Commonwealth, 8 Va. App. 126, 131 (1989)).

        Husband never made the objection expressed in his second assignment of error—that “The

Trial Court Erred by awarding the Plaintiff excessive attorney[] fees . . . when Opposing Counsel

was not Counsel of Record for all of the time that was claimed.”6 Instead, he suggests in this

appeal, for the first time, that wife’s counsel behaved unethically by representing wife while

knowing she could not “afford” to pay and in anticipation of “the award of attorney fees.” Thus,

husband suggests wife’s attorney improperly entered into a “contingent fee case, as her fee

collection is contingent, o[n] not only wife receiving judgment, but also the Court ordering husband

to pay the fees.” There is no evidence in the record to support these allegations.
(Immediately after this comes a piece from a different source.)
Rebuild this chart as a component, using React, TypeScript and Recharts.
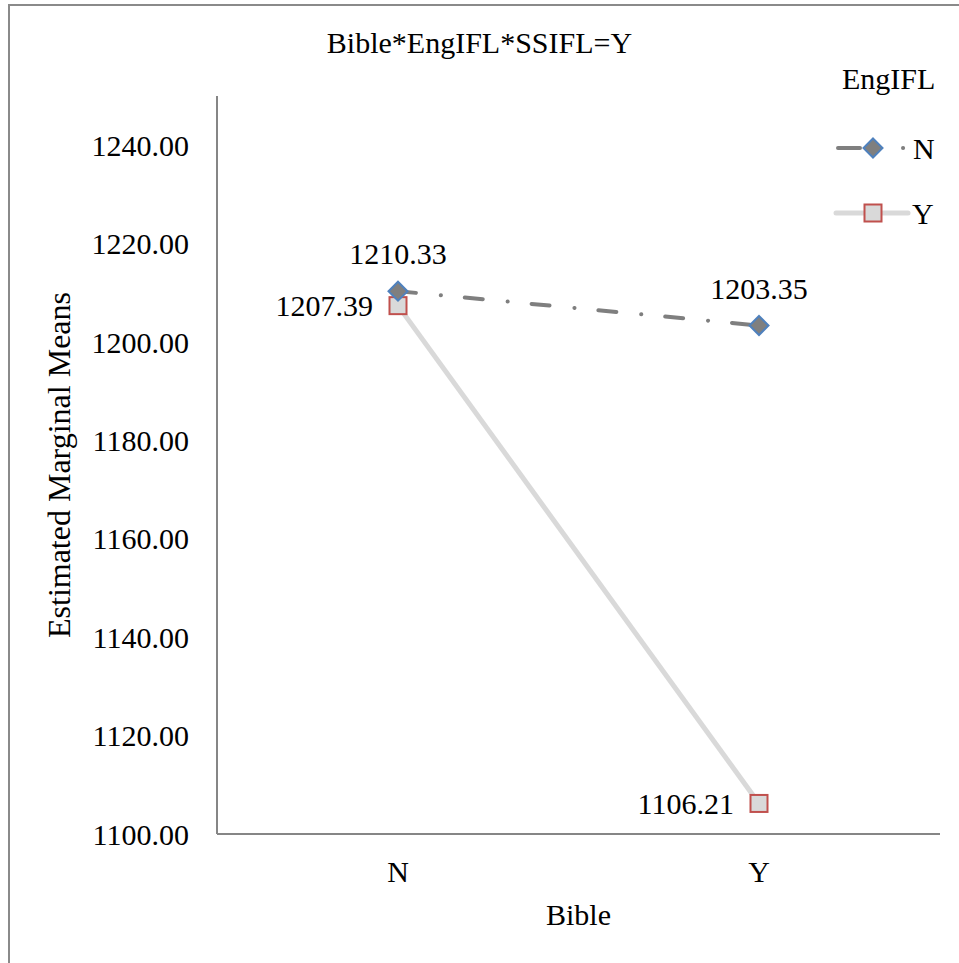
import React from 'react';
import { LineChart, Line, XAxis, YAxis, Legend, Label, LabelList } from 'recharts';

const bibleLevels = ['N', 'Y'];
const engIflN = [1210.33, 1203.35];
const engIflY = [1207.39, 1106.21];
const yTicks = [1100, 1120, 1140, 1160, 1180, 1200, 1220, 1240];

const FONT = '"Liberation Serif", "Times New Roman", serif';
const FS = 30;
const AXIS = '#868686';

const data = bibleLevels.map((b, i) => ({ bible: b, N: engIflN[i], Y: engIflY[i] }));

const Diamond = (props: any) => {
  const { cx, cy, index } = props;
  const r = 9.5;
  return (
    <polygon
      key={`dn-${index}`}
      points={`${cx},${cy - r} ${cx + r},${cy} ${cx},${cy + r} ${cx - r},${cy}`}
      fill="#7f7f7f"
      stroke="#4f81bd"
      strokeWidth={2}
    />
  );
};

const Square = (props: any) => {
  const { cx, cy, index } = props;
  const s = 17;
  return (
    <rect key={`dy-${index}`} x={cx - s / 2} y={cy - s / 2} width={s} height={s} fill="#d9d9d9" stroke="#c0504d" strokeWidth={2} />
  );
};

const renderLegend = () => (
  <div style={{ fontFamily: FONT, fontSize: FS, color: '#000', lineHeight: 1 }}>
    <div style={{ position: 'absolute', left: 12, top: 4 }}>EngIFL</div>
    <svg width={129} height={180} style={{ position: 'absolute', left: 0, top: 0, overflow: 'visible' }}>
      {/* N: dash-dot grey with diamond */}
      <line x1={6} y1={88} x2={78} y2={88} stroke="#7f7f7f" strokeWidth={4} strokeLinecap="round" strokeDasharray="22 43 0.1 40" strokeDashoffset={-2} />
      <polygon points="43,78.5 52.5,88 43,97.5 33.5,88" fill="#7f7f7f" stroke="#4f81bd" strokeWidth={2} />
      <text x={83} y={88} dominantBaseline="central" fontFamily={FONT} fontSize={FS} fill="#000">N</text>
      {/* Y: solid light grey with square */}
      <line x1={6} y1={153} x2={78} y2={153} stroke="#d9d9d9" strokeWidth={5} strokeLinecap="round" />
      <rect x={34.5} y={144.5} width={17} height={17} fill="#d9d9d9" stroke="#c0504d" strokeWidth={2} />
      <text x={82} y={153} dominantBaseline="central" fontFamily={FONT} fontSize={FS} fill="#000">Y</text>
    </svg>
  </div>
);

export default function App() {
  return (
    <div style={{ position: 'absolute', left: 0, top: 0, width: 959, height: 963, background: '#fff', overflow: 'hidden' }}>
      <div style={{ position: 'absolute', left: 8, top: 4, right: -10, bottom: -10, border: '2px solid #8a8a8a' }} />
      <div style={{ position: 'absolute', left: 0, top: 28, width: 959, textAlign: 'center', fontFamily: FONT, fontSize: FS, color: '#000', lineHeight: 1 }}>
        Bible*EngIFL*SSIFL=Y
      </div>
      <div style={{ position: 'absolute', left: 0, top: 0 }}>
        <LineChart width={959} height={963} data={data} margin={{ top: 96, right: 19, bottom: 29, left: 0 }}>
          <XAxis
            dataKey="bible"
            type="category"
            padding={{ left: 181, right: 181 }}
            height={100}
            tickLine={false}
            tickSize={0}
            tickMargin={27}
            axisLine={{ stroke: AXIS, strokeWidth: 2 }}
            tick={{ fill: '#000', fontSize: FS, fontFamily: FONT }}
          >
            <Label
              value="Bible"
              position="insideTop"
              offset={70}
              style={{ fill: '#000', fontSize: FS, fontFamily: FONT }}
            />
          </XAxis>
          <YAxis
            type="number"
            domain={[1100, 1250]}
            ticks={yTicks}
            width={217}
            tickLine={false}
            tickSize={0}
            tickMargin={28}
            axisLine={{ stroke: AXIS, strokeWidth: 2 }}
            tickFormatter={(v: number) => v.toFixed(2)}
            tick={{ fill: '#000', fontSize: FS, fontFamily: FONT }}
          >
            <Label
              content={(props: any) => {
                const vb = props.viewBox || { y: 96, height: 738 };
                const cy = vb.y + vb.height / 2;
                return (
                  <text
                    x={70}
                    y={cy}
                    transform={`rotate(-90, 70, ${cy})`}
                    textAnchor="middle"
                    fontFamily={FONT}
                    fontSize={32}
                    fill="#000"
                  >
                    Estimated Marginal Means
                  </text>
                );
              }}
            />
          </YAxis>
          <Legend
            content={renderLegend}
            wrapperStyle={{ position: 'absolute', left: 830, top: 60, width: 0, height: 0, overflow: 'visible' }}
          />
          <Line
            dataKey="Y"
            name="Y"
            stroke="#d9d9d9"
            strokeWidth={5}
            dot={Square}
            activeDot={false}
            isAnimationActive={false}
          >
            <LabelList dataKey="Y" position="left" offset={25} formatter={(v: number) => v.toFixed(2)} fill="#000" fontSize={FS} fontFamily={FONT} />
          </Line>
          <Line
            dataKey="N"
            name="N"
            stroke="#7f7f7f"
            strokeWidth={4}
            strokeLinecap="round"
            strokeDasharray="18 25 0.1 24"
            dot={Diamond}
            activeDot={false}
            isAnimationActive={false}
          >
            <LabelList dataKey="N" position="top" offset={27} formatter={(v: number) => v.toFixed(2)} fill="#000" fontSize={FS} fontFamily={FONT} />
          </Line>
        </LineChart>
      </div>
    </div>
  );
}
Husband also

alleges that “billable time should not be imputed onto Husband” from before wife’s counsel

re-entered her “notice of appearance” on September 15, 2021. But he does not provide any reason,

or citation, for why the date on which a notice of appearance is filed has any relevance to the factors

a trial court must consider in assessing the reasonableness of a fee award. For these reasons, we do

not consider this assignment of error.

                             D. We award appellate attorney fees to wife.

        This Court may award attorney fees incurred on appeal “based on its consideration of

factors including whether the requesting party prevailed, whether the appeal was frivolous, whether

either party generated unnecessary expense or delay . . . as well as ‘all the equities of the case.’”

Friedman v. Smith, 68 Va. App. 529, 546 (2018) (quoting Rule 5A:30(b)). “In domestic relations

        6
          Absent from husband’s general statement at trial that he was “opposing the award” is any
mention of the relevance of the date that wife’s attorney became counsel of record in the litigation.
His written objections on the final order of divorce that the fees were “excessive in amount, and
duplicative as punitive measures,” that they included “fees [that] were from discovery which were
not relevant to the fee award from July to November 2020,” and that “[t]his matter is a divorce from
no-fault and the award makes complete liability on defendant” are similarly silent on this matter.
                                                 - 11 -
cases,” the Court will award “appellate attorney[] fees when the arguments on appeal are ‘not fairly

debatable under any reasonable construction of the record or the governing legal principles.’” Id.

(quoting Brandau v. Brandau, 52 Va. App. 632, 642 (2008)).

       While husband did not waive the right to appeal the award of attorney fees in the marital

property agreement, this fact alone does not shield him from the consequences of filing a meritless

appeal. We award attorney fees here because all of husband’s arguments are either waived or

without merit. Put simply, no “reasonable construction of the record or the governing legal

principles” could support them. Id. Therefore, we conclude wife is entitled to a reasonable amount

of attorney fees incurred in connection with this appeal and remand this case to the circuit court to

determine that amount.

                                           CONCLUSION

       For these reasons, we affirm the circuit court’s award of attorney fees in the underlying

litigation. We remand the case to the circuit court solely for determination and award of the

appropriate amount of appellate attorney fees.

                                                                              Affirmed and remanded.